The Owner also argued that recognition of the proceeding in Curaçao would run afoul §1506 of the Bankruptcy Code, because it is “manifestly contrary to the public policy of the United States,” 11 U.S.C. § 1506.  In support of its position, the Owner argued that ENNIA received notice of the hearing regarding the pronouncement of the Emergency Regulations less than four hours in advance, and such short notice was inconsistent with the fundamental standards of fairness in the U.S. [3] 

Judge Glenn rejected this argument:  even assuming that the Owner received only a few hours’ notice of the commencement of the case, Judge Glenn concluded that such notice did not violate due process and was not contrary to the public policy of the United States.  First, the process was carried out in a manner consistent with the judgment of the Curaçao legislature that Emergency Regulations must be handled with the utmost urgency.  Judge Glenn refused to “second guess the decision of the Curaçao legislature or the Curaçao court.”[4]   Second, Judge Glenn observed that many courts in the United States grant TROs and preliminary injunctions on short notice—sometimes even shorter notice than what the Owner received here.  Finally, Judge Glenn also noted, many jurisdictions in the United States allow a regulator to seize an insurance company based on an order obtained ex parte—without giving any notice to its owners at all.[5]  Accordingly, Judge Glenn concluded that since even applicable U.S. law would contemplate very little or no notice of the seizure of an insurance company’s assets in a rehabilitation proceeding, the Curaçao proceeding at issue in this case could also comport with U.S. notions of due process.[6]


[1] In re ENNIA Caribe Holding N.V., 2018 Bankr. LEXIS 3986 (Bankr.
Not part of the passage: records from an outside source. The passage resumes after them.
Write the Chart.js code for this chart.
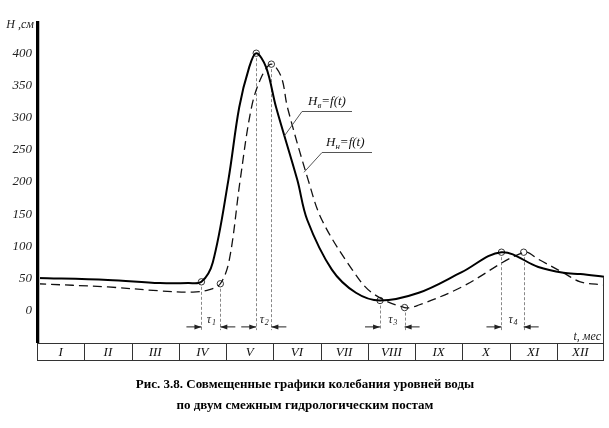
<!DOCTYPE html>
<html><head><meta charset="utf-8">
<script src="https://cdn.jsdelivr.net/npm/chart.js@4/dist/chart.umd.min.js"></script>
<style>html,body{margin:0;padding:0;background:#fff}#wrap{width:609px;height:428px}</style>
</head><body><div id="wrap"><canvas id="c" width="609" height="428"></canvas></div>
<script>
const months = ['I','II','III','IV','V','VI','VII','VIII','IX','X','XI','XII'];
const yTicks = [0,50,100,150,200,250,300,350,400];
// upper post (solid) H_в
const upperT = [0, 1.5, 2.6, 3.2, 3.48, 3.72, 4.05, 4.28, 4.49, 4.64, 4.85, 5.06, 5.51, 5.72, 6.24, 6.75, 7.26, 8.08, 8.99, 9.83, 10.61, 11.14, 11.5, 12];
const upperH = [51, 48, 43, 43, 45, 75, 203, 316, 378, 400, 378, 316, 203, 141, 64, 28, 16, 28, 60, 91, 68, 59, 57, 53];
// lower post (dashed) H_н
const lowerT = [0, 1.5, 2.6, 3.3, 3.65, 3.88, 4.07, 4.30, 4.54, 4.75, 4.96, 5.17, 5.30, 5.74, 6.03, 6.67, 7.09, 7.78, 8.08, 8.99, 10.30, 10.61, 11.14, 11.5, 12];
const lowerH = [42, 37, 31, 29, 33, 42, 79, 203, 316, 363, 383, 363, 316, 203, 141, 64, 28, 5, 9, 37, 91, 80, 59, 45, 40];
// characteristic points
const upperMarkT = [3.48, 4.64, 7.26, 9.83];
const upperMarkH = [45, 400, 16, 91];
const lowerMarkT = [3.88, 4.96, 7.78, 10.30];
const lowerMarkH = [42, 383, 5, 91];
const tauNames = ['1','2','3','4'];
const captionLines = ['Рис. 3.8. Совмещенные графики колебания уровней воды','по двум смежным гидрологическим постам'];

const pts = (t,h) => t.map((v,i)=>({x:v,y:h[i]}));
const SERIF = '"Liberation Serif","DejaVu Serif",serif';

const deco = {
  id:'deco',
  beforeDatasetsDraw(chart){
    const {ctx, scales:{x,y}} = chart;
    ctx.save();
    ctx.strokeStyle = '#888'; ctx.lineWidth = 1; ctx.setLineDash([3,2]);
    const yEnd = y.getPixelForValue(-30);
    const drawV = (t,h)=>{ const px=Math.round(x.getPixelForValue(t))+0.5; ctx.beginPath(); ctx.moveTo(px,y.getPixelForValue(h)); ctx.lineTo(px,yEnd); ctx.stroke(); };
    upperMarkT.forEach((t,i)=>drawV(t,upperMarkH[i]));
    lowerMarkT.forEach((t,i)=>drawV(t,lowerMarkH[i]));
    ctx.restore();
  },
  afterDatasetsDraw(chart){
    const {ctx, chartArea:a, scales:{x,y}} = chart;
    ctx.save();
    // month strip
    const sTop = y.getPixelForValue(-50), sBot = sTop + 17;
    ctx.strokeStyle = '#333'; ctx.lineWidth = 1;
    ctx.strokeRect(a.left+0.5, Math.round(sTop)+0.5, a.right-a.left-1, sBot-sTop);
    ctx.font = 'italic 13px '+SERIF; ctx.fillStyle='#111'; ctx.textAlign='center'; ctx.textBaseline='middle';
    months.forEach((m,i)=>{
      if(i>0){ const px=Math.round(x.getPixelForValue(i))+0.5; ctx.beginPath(); ctx.moveTo(px,sTop); ctx.lineTo(px,sBot); ctx.stroke(); }
      ctx.fillText(m, x.getPixelForValue(i+0.5), (sTop+sBot)/2+1);
    });
    // right edge
    const rx = Math.round(x.getPixelForValue(12))-0.5;
    ctx.beginPath(); ctx.moveTo(rx, y.getPixelForValue(upperH[upperH.length-1])); ctx.lineTo(rx, sTop); ctx.stroke();
    // y axis
    ctx.fillStyle='#000';
    ctx.fillRect(a.left-1, a.top, 3, sTop-a.top);
    ctx.fillStyle='#bbb'; ctx.fillRect(a.left+2, a.top, 1, sTop-a.top);
    ctx.fillStyle='#222'; ctx.textAlign='right'; ctx.font='italic 13px '+SERIF;
    yTicks.forEach(v=>ctx.fillText(String(v), a.left-5, y.getPixelForValue(v)));
    ctx.font='italic 12px '+SERIF;
    ctx.fillText('H ,см', a.left-3, a.top+4);
    ctx.textAlign='right';
    ctx.fillText('t, мес', a.right-3, sTop-6);
    // tau arrows
    const ay = y.getPixelForValue(-25);
    ctx.strokeStyle='#222'; ctx.fillStyle='#222'; ctx.lineWidth=1;
    const arrow=(from,to)=>{ ctx.beginPath(); ctx.moveTo(from,ay); ctx.lineTo(to,ay); ctx.stroke();
      const d = to>from?-1:1; ctx.beginPath(); ctx.moveTo(to,ay); ctx.lineTo(to+d*7,ay-2.5); ctx.lineTo(to+d*7,ay+2.5); ctx.closePath(); ctx.fill(); };
    upperMarkT.forEach((t,i)=>{
      const p1 = x.getPixelForValue(t), p2 = x.getPixelForValue(lowerMarkT[i]);
      arrow(p1-15, p1); arrow(p2+15, p2);
      const cx=(p1+p2)/2;
      ctx.font='italic 12px '+SERIF; ctx.textAlign='center';
      ctx.fillText('τ', cx-2, ay-7);
      ctx.font='italic 8px '+SERIF; ctx.fillText(tauNames[i], cx+3, ay-4);
    });
    // legend labels with leader lines
    const label=(sub, tx, ty, lx1, lx2, endT, endH)=>{
      ctx.strokeStyle='#555'; ctx.lineWidth=1;
      ctx.beginPath(); ctx.moveTo(x.getPixelForValue(endT), y.getPixelForValue(endH));
      ctx.lineTo(lx1, ty+0.5); ctx.lineTo(lx2, ty+0.5); ctx.stroke();
      ctx.fillStyle='#111'; ctx.textAlign='left';
      ctx.font='italic 13px '+SERIF; ctx.fillText('H', tx, ty-9);
      const w=ctx.measureText('H').width;
      ctx.font='italic 9px '+SERIF; ctx.fillText(sub, tx+w, ty-5);
      const w2=ctx.measureText(sub).width;
      ctx.font='italic 13px '+SERIF; ctx.fillText('=f(t)', tx+w+w2, ty-9);
    };
    label('в', 308, 111, 302, 352, 5.24, 272);
    label('н', 326, 152, 322, 372, 5.65, 215);
    // caption
    ctx.fillStyle='#000'; ctx.textAlign='center'; ctx.font='bold 13px '+SERIF;
    ctx.fillText(captionLines[0], 305, 385);
    ctx.fillText(captionLines[1], 305, 406);
    ctx.restore();
  }
};

new Chart(document.getElementById('c'), {
  type:'scatter',
  data:{ datasets:[
    {data:pts(upperT,upperH), showLine:true, borderColor:'#000', borderWidth:2, pointRadius:0, tension:0.35, clip:false},
    {data:pts(lowerT,lowerH), showLine:true, borderColor:'#111', borderWidth:1.3, borderDash:[9,5], pointRadius:0, tension:0.35, clip:false},
    {data:pts(upperMarkT,upperMarkH), showLine:false, pointRadius:3.2, pointBackgroundColor:'#fff', pointBorderColor:'#333', pointBorderWidth:1, clip:false},
    {data:pts(lowerMarkT,lowerMarkH), showLine:false, pointRadius:3.2, pointBackgroundColor:'#fff', pointBorderColor:'#333', pointBorderWidth:1, clip:false}
  ]},
  options:{
    responsive:false, animation:false, devicePixelRatio:1,
    layout:{padding:{left:37,right:3,top:21,bottom:85}},
    plugins:{legend:{display:false}, tooltip:{enabled:false}, title:{display:false}},
    scales:{
      x:{type:'linear', min:0, max:12, display:false},
      y:{type:'linear', min:-50, max:450, display:false}
    }
  },
  plugins:[deco]
});
</script></body></html>
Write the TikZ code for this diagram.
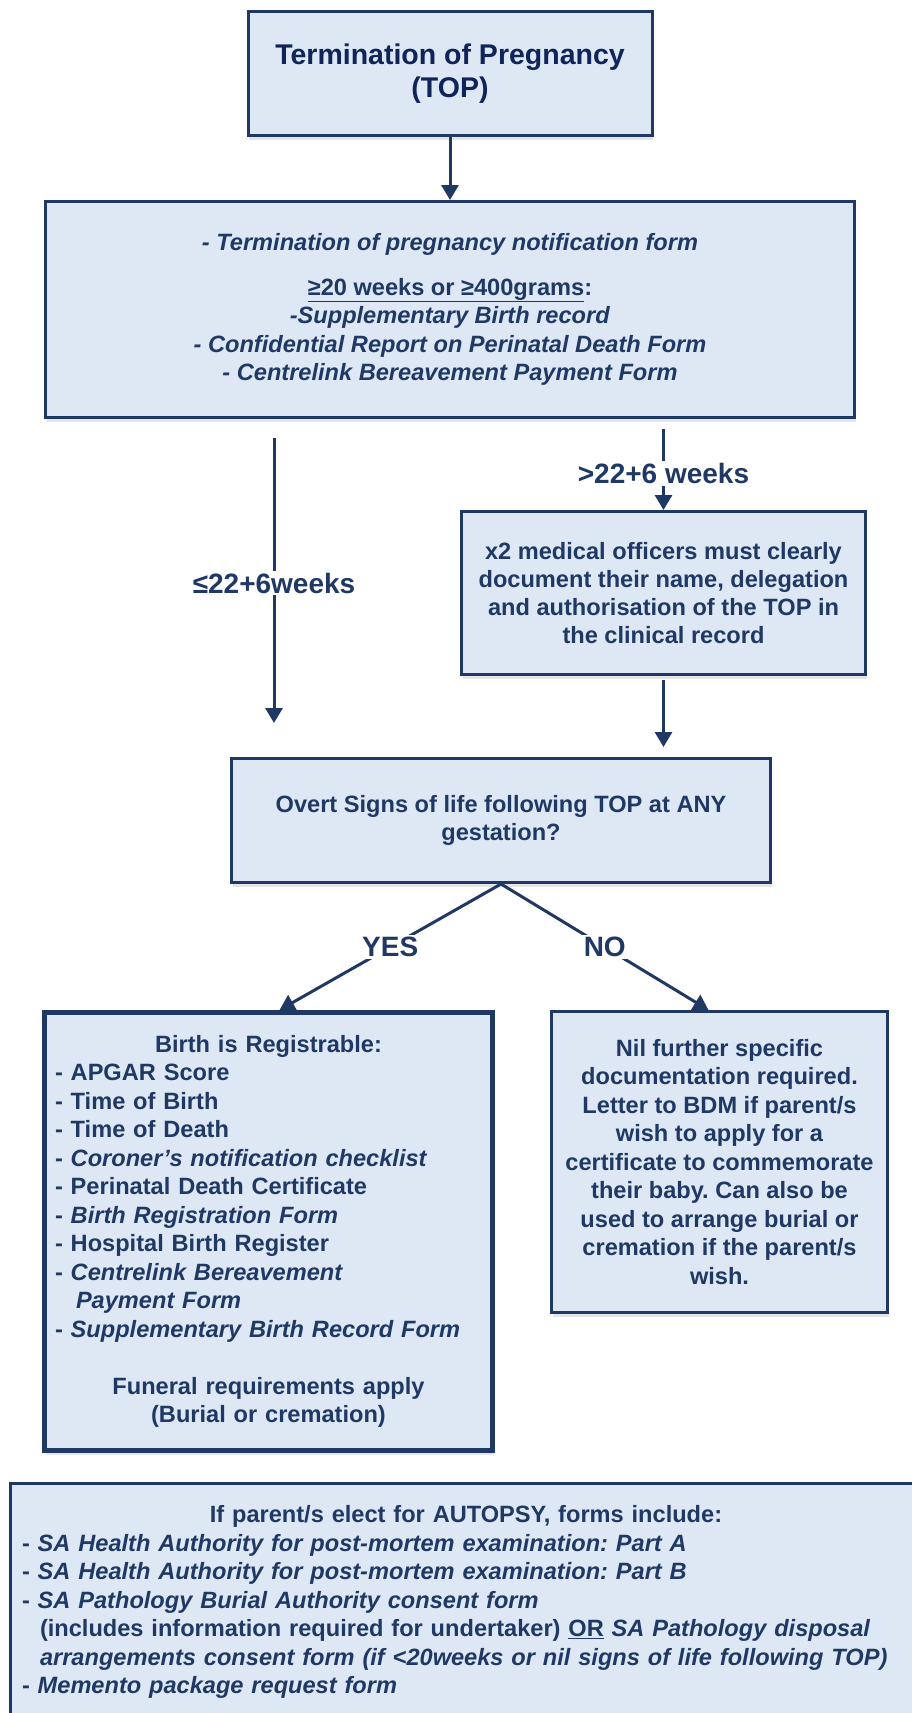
\documentclass[tikz,border=0pt]{standalone}
\usepackage{fontspec}
\setmainfont{Liberation Sans}
\usepackage{tikz}
\usetikzlibrary{arrows.meta,calc,positioning,shadows}
\frenchspacing

\definecolor{navy}{HTML}{1F3864}
\definecolor{titlenavy}{HTML}{11245A}
\definecolor{boxfill}{HTML}{DDE8F4}

\tikzset{
    box/.style={draw=navy, line width=3pt, fill=boxfill, inner sep=0pt, text=navy,
        font=\fontsize{23.6}{28.5}\selectfont\bfseries, align=center,
        drop shadow={shadow xshift=1pt, shadow yshift=-4pt, fill=black, opacity=0.10}},
    flow/.style={draw=navy, line width=3pt, -{Triangle[length=15pt,width=17pt]}},
    tag/.style={fill=white, text=navy, inner sep=2pt, font=\fontsize{28}{33}\selectfont\bfseries},
}

\begin{document}
\begin{tikzpicture}[x=1pt, y=-1pt]
    \useasboundingbox (0,0) rectangle (911,1713);

    % TOP
    \node[box, minimum width=404, minimum height=124, text=titlenavy,
          font=\fontsize{28.5}{33.5}\selectfont\bfseries] (top) at (450,73.5)
        {Termination of Pregnancy\\(TOP)};

    % forms for every TOP
    \node[box, minimum width=809, minimum height=216] (form) at (450,309.5)
        {\textit{- Termination of pregnancy notification form}\\[16pt]
         \underline{≥20 weeks or ≥400grams}:\\
         \textit{-Supplementary Birth record}\\
         \textit{- Confidential Report on Perinatal Death Form}\\
         \textit{- Centrelink Bereavement Payment Form}};

    \node[box, minimum width=404, minimum height=163,
          font=\fontsize{23.6}{27.8}\selectfont\bfseries] (officers) at (663.5,593)
        {x2 medical officers must clearly\\document their name, delegation\\and authorisation of the TOP in\\the clinical record};

    \node[box, minimum width=539, minimum height=124] (decision) at (501,820.5)
        {Overt Signs of life following TOP at ANY\\gestation?};

    % YES / NO outcomes
    \node[box, line width=5pt, minimum width=448, minimum height=438,
          text width=427, align=left] (yesbox) at (268.5,1231.5)
        {{\centering Birth is Registrable:\par}
         - APGAR Score\\
         - Time of Birth\\
         - Time of Death\\
         - \textit{Coroner’s notification checklist}\\
         - Perinatal Death Certificate\\
         - \textit{Birth Registration Form}\\
         - Hospital Birth Register\\
         - \textit{Centrelink Bereavement}\\
         \hspace*{21pt}\textit{Payment Form}\\
         - \textit{Supplementary Birth Record Form}\par
         \vspace{28.5pt}
         {\centering Funeral requirements apply\\(Burial or cremation)\par}};

    \node[box, minimum width=336, minimum height=301] (nobox) at (719.5,1162)
        {Nil further specific\\documentation required.\\Letter to BDM if parent/s\\wish to apply for a\\certificate to commemorate\\their baby. Can also be\\used to arrange burial or\\cremation if the parent/s\\wish.};

    % autopsy forms (runs off the page)
    \node[box, minimum width=911, minimum height=237,
          text width=888, align=left] (autopsy) at (466,1602)
        {{\centering If parent/s elect for AUTOPSY, forms include:\par}
         - \textit{SA Health Authority for post-mortem examination: Part A}\\
         - \textit{SA Health Authority for post-mortem examination: Part B}\\
         - \textit{SA Pathology Burial Authority consent form}\\
         \hspace*{18pt}(includes information required for undertaker) \underline{OR} \textit{SA Pathology disposal}\\
         \hspace*{18pt}\textit{arrangements consent form (if <20weeks or nil signs of life following TOP)}\\
         - \textit{Memento package request form}};

    % connectors
    \coordinate (lefttip) at (274,723);
    \draw[flow] (top) -- (form);
    \draw[flow, shorten <=19pt] (form.south -| lefttip) -- node[tag, pos=0.54] {≤22+6weeks} (lefttip);
    \draw[flow, shorten <=10pt] (form.south -| officers.north) -- node[tag, pos=0.6] {>22+6 weeks} (officers.north);
    \draw[flow, shorten <=4pt, shorten >=10pt] (officers.south) -- (officers.south |- decision.north);
    \draw[flow] (decision.south) -- node[tag] {YES} ([xshift=11pt]yesbox.north);
    \draw[flow] (decision.south) -- node[tag] {NO} ([xshift=-11pt]nobox.north);

\end{tikzpicture}
\end{document}
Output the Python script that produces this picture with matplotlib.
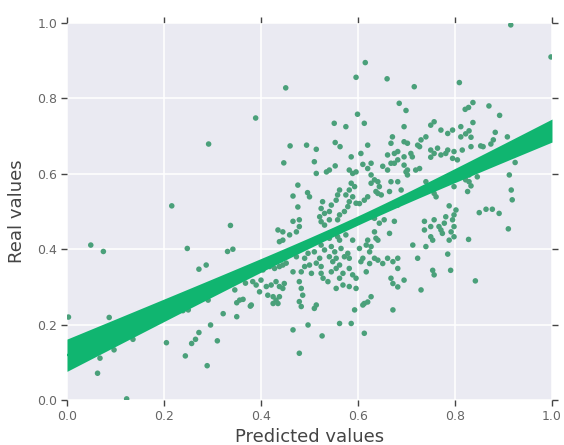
import numpy as np
import matplotlib
matplotlib.use("Agg")
import matplotlib.pyplot as plt

# ---- data (predicted, real) ----
pred_upper = [0.216,0.292,0.389,0.451,
    0.915,0.998,0.615,0.596,0.660,0.716,0.809,0.685,0.699,0.821,0.828,0.837,0.870,0.892,0.599,
    0.837,0.829,0.822,0.883,0.879,0.833,0.853,0.833,0.874,0.858,0.908,0.924,0.829,0.822,0.829,0.833,0.846,0.912,0.916,0.918,0.826,0.850,0.864,0.877,0.891,
    0.551,0.575,0.460,0.494,0.514,0.553,0.563,0.447,0.510,0.553,0.586,0.514,0.535,0.541,0.582,0.589,0.596,0.476,0.466,0.496,0.500,0.476,0.527,0.524,0.531,0.541,0.545,0.555,0.558,0.562,0.575,0.582,0.589,0.582,0.596,0.579,0.562,0.572,0.558,0.586,0.593,0.521,0.524,0.466,0.479,0.531,0.541,
    0.613,0.695,0.750,0.757,0.771,0.785,0.795,0.812,0.812,0.671,0.668,0.695,0.702,0.730,0.740,0.723,0.727,0.620,0.606,0.661,0.675,0.682,0.695,0.682,0.675,0.709,0.712,0.750,0.757,0.764,0.771,0.785,0.781,0.798,0.795,0.805,0.815,0.610,0.620,0.627,0.651,0.661,0.668,0.695,0.702,0.719,0.727,0.627,0.634,0.641,0.644,0.637,0.641,0.648,0.627,0.620,0.613,0.668,0.682,0.689,0.665,0.699,0.702,0.740,0.747,0.757,0.761,0.798,0.788,0.802,0.798,0.781,0.737,0.757,0.778,0.795,0.750,0.675,0.654,0.634,0.627,0.644,0.603,0.682,0.750]
real_upper = [0.515,0.679,0.748,0.828,
    0.995,0.910,0.895,0.856,0.852,0.831,0.842,0.787,0.768,0.771,0.776,0.789,0.780,0.755,0.758,
    0.736,0.714,0.706,0.710,0.690,0.697,0.674,0.672,0.679,0.672,0.698,0.630,0.597,0.584,0.579,0.568,0.592,0.597,0.557,0.531,0.553,0.497,0.506,0.506,0.495,
    0.734,0.725,0.674,0.676,0.665,0.683,0.672,0.629,0.632,0.621,0.645,0.601,0.605,0.610,0.610,0.601,0.605,0.570,0.541,0.550,0.539,0.512,0.526,0.508,0.495,0.500,0.517,0.530,0.544,0.557,0.544,0.557,0.539,0.526,0.522,0.513,0.491,0.500,0.478,0.575,0.566,0.486,0.473,0.474,0.478,0.464,0.478,
    0.734,0.725,0.729,0.738,0.716,0.707,0.716,0.698,0.725,0.698,0.681,0.685,0.681,0.690,0.698,0.676,0.672,0.676,0.654,0.650,0.654,0.659,0.645,0.637,0.628,0.654,0.645,0.663,0.654,0.668,0.650,0.663,0.654,0.659,0.641,0.637,0.663,0.625,0.614,0.628,0.620,0.610,0.628,0.623,0.610,0.610,0.614,0.597,0.584,0.579,0.566,0.553,0.548,0.544,0.575,0.539,0.530,0.579,0.579,0.557,0.553,0.605,0.597,0.579,0.566,0.548,0.539,0.566,0.515,0.504,0.491,0.486,0.474,0.478,0.469,0.478,0.460,0.474,0.478,0.482,0.486,0.469,0.521,0.517,0.644]

pred_lower = [0.049,0.075,0.003,0.087,0.068,0.097,0.136,0.063,0.123,0.248,0.205,0.244,0.257,0.265,0.272,0.287,0.272,0.289,0.296,0.310,0.322,0.291,0.239,0.250,0.331,0.342,0.337,0.346,0.350,0.350,0.356,0.363,0.368,0.378,
    0.435,0.445,0.459,0.473,0.479,0.438,0.445,0.541,0.558,0.562,0.575,0.589,0.524,0.531,0.545,0.552,0.565,0.473,0.490,0.497,0.510,0.521,0.514,0.524,0.541,0.548,0.555,0.572,0.579,0.582,0.562,0.397,0.404,0.418,0.428,0.438,0.445,0.452,0.466,0.483,0.490,0.500,0.504,0.524,0.528,0.538,0.545,0.555,0.562,0.569,0.582,0.589,0.596,0.383,0.390,0.400,0.411,0.421,0.431,0.438,0.445,0.448,0.397,0.414,0.425,0.431,0.438,0.425,0.435,0.479,0.483,0.486,0.479,0.483,0.514,0.510,0.555,0.569,0.582,0.596,0.380,0.562,0.586,0.497,0.466,0.479,0.526,
    0.634,0.637,0.641,0.620,0.617,0.627,0.603,0.624,0.610,0.606,0.624,0.617,0.634,0.641,0.651,0.661,0.665,0.682,0.682,0.672,0.668,0.672,0.682,0.695,0.730,0.627,0.620,0.613,0.610,0.593,0.672,0.613,0.713,0.740,0.723,0.754,0.757,0.791,0.785,0.737,0.750,0.754,0.771,0.774,0.792,0.798,0.788,0.798,0.767,
    0.910,0.828,0.842]
real_lower = [0.411,0.394,0.220,0.219,0.111,0.133,0.161,0.071,0.003,0.402,0.152,0.117,0.150,0.161,0.179,0.358,0.347,0.091,0.199,0.157,0.229,0.265,0.237,0.239,0.394,0.400,0.463,0.292,0.221,0.258,0.265,0.267,0.310,0.249,
    0.451,0.446,0.438,0.446,0.460,0.420,0.424,0.429,0.433,0.424,0.438,0.424,0.411,0.398,0.407,0.393,0.402,0.380,0.376,0.389,0.393,0.376,0.363,0.354,0.380,0.367,0.376,0.380,0.389,0.376,0.358,0.354,0.345,0.354,0.349,0.354,0.358,0.363,0.340,0.340,0.354,0.358,0.336,0.336,0.323,0.314,0.340,0.349,0.323,0.336,0.349,0.332,0.323,0.314,0.305,0.318,0.301,0.305,0.314,0.301,0.296,0.309,0.287,0.278,0.274,0.265,0.274,0.256,0.256,0.314,0.296,0.278,0.261,0.248,0.252,0.243,0.296,0.305,0.301,0.296,0.252,0.203,0.203,0.199,0.186,0.124,0.170,
    0.446,0.429,0.424,0.424,0.411,0.407,0.402,0.393,0.376,0.367,0.362,0.340,0.376,0.371,0.362,0.376,0.442,0.376,0.349,0.367,0.323,0.309,0.300,0.318,0.292,0.274,0.260,0.256,0.252,0.239,0.239,0.177,0.411,0.407,0.376,0.344,0.332,0.344,0.387,0.451,0.433,0.424,0.451,0.442,0.446,0.433,0.424,0.460,0.460,
    0.454,0.426,0.316]

predicted = np.array(pred_upper + pred_lower)
real = np.array(real_upper + real_lower)

x_ticks = [0.0, 0.2, 0.4, 0.6, 0.8, 1.0]
y_ticks = [0.0, 0.2, 0.4, 0.6, 0.8, 1.0]
x_label = "Predicted values"
y_label = "Real values"

point_color = "#4aa07a"
band_color = "#10b570"

# ---- figure ----
fig = plt.figure(figsize=(5.64, 4.45), dpi=100)
ax = fig.add_axes([0.1188, 0.1011, 0.8599, 0.8472])
ax.set_facecolor("#eaeaf2")
for s in ax.spines.values():
    s.set_visible(False)

ax.scatter(predicted, real, s=16, color=point_color, edgecolors="none", zorder=2)

# linear fit with confidence band (90%)
coef = np.polyfit(predicted, real, 1)
xs = np.linspace(0, 1, 200)
yhat = np.polyval(coef, xs)
n = len(predicted)
resid = real - np.polyval(coef, predicted)
s_err = np.sqrt(np.sum(resid ** 2) / (n - 2))
xm = predicted.mean()
sxx = np.sum((predicted - xm) ** 2)
se = s_err * np.sqrt(1.0 / n + (xs - xm) ** 2 / sxx)
t = 1.65
ax.fill_between(xs, yhat - t * se, yhat + t * se, color=band_color, lw=0, zorder=3)
ax.plot(xs, yhat, color=band_color, lw=1.5, zorder=4)

ax.set_xlim(0, 1)
ax.set_ylim(0, 1)
ax.set_xticks(x_ticks)
ax.set_yticks(y_ticks)
ax.set_xticklabels([f"{v:.1f}" for v in x_ticks])
ax.set_yticklabels([f"{v:.1f}" for v in y_ticks])
ax.grid(True, color="white", lw=1.1, zorder=0)
ax.set_axisbelow(True)
ax.tick_params(direction="out", length=4, width=1, color="#444444",
               labelcolor="#666666", labelsize=9, top=True, right=True,
               pad=3)
ax.set_xlabel(x_label, fontsize=13, color="#444444", labelpad=4)
ax.set_ylabel(y_label, fontsize=13, color="#444444", labelpad=8)

fig.savefig("out.png", dpi=100)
S.D.N.Y. 2018).

[2] Id. at *13-14.

[3] Id. at *18.

[4] Id. at *19-20.

[5]  Indeed, the special nature of an insurance business is reflected in the United States Bankruptcy Code: under the Code, insurance companies—domestic as well as foreign—cannot file for Chapter 7 or Chapter 11.  Respect for the special nature of insurance business is also illustrated by McCarran-Ferguson Act, which exempts insurance companies from various federal laws and allows the States to be their primary regulators. 

[6] The Owner also argued that recognition was inappropriate because the Court in Curaçao lacked authority over the non-insurance affiliates of ENNIA.  Judge Glenn rejected this argument because the Owner had already raised it – and lost – in the Curaçao Court, and because he determined that it was inaccurate as a matter of the law of Curaçao and the Netherlands. In appropriate circumstances, he concluded, “courts in those countries may extend emergency regulations to unregulated affiliates of insurance companies. [ . . . ] The court in Curaçao determined that the Emergency Regulations should be extended to the Insurer Debtors’ unregulated affiliates. It is not the role of a bankruptcy court in a chapter 15 case to second guess the decisions of the Curaçao court.”  Id. at *23.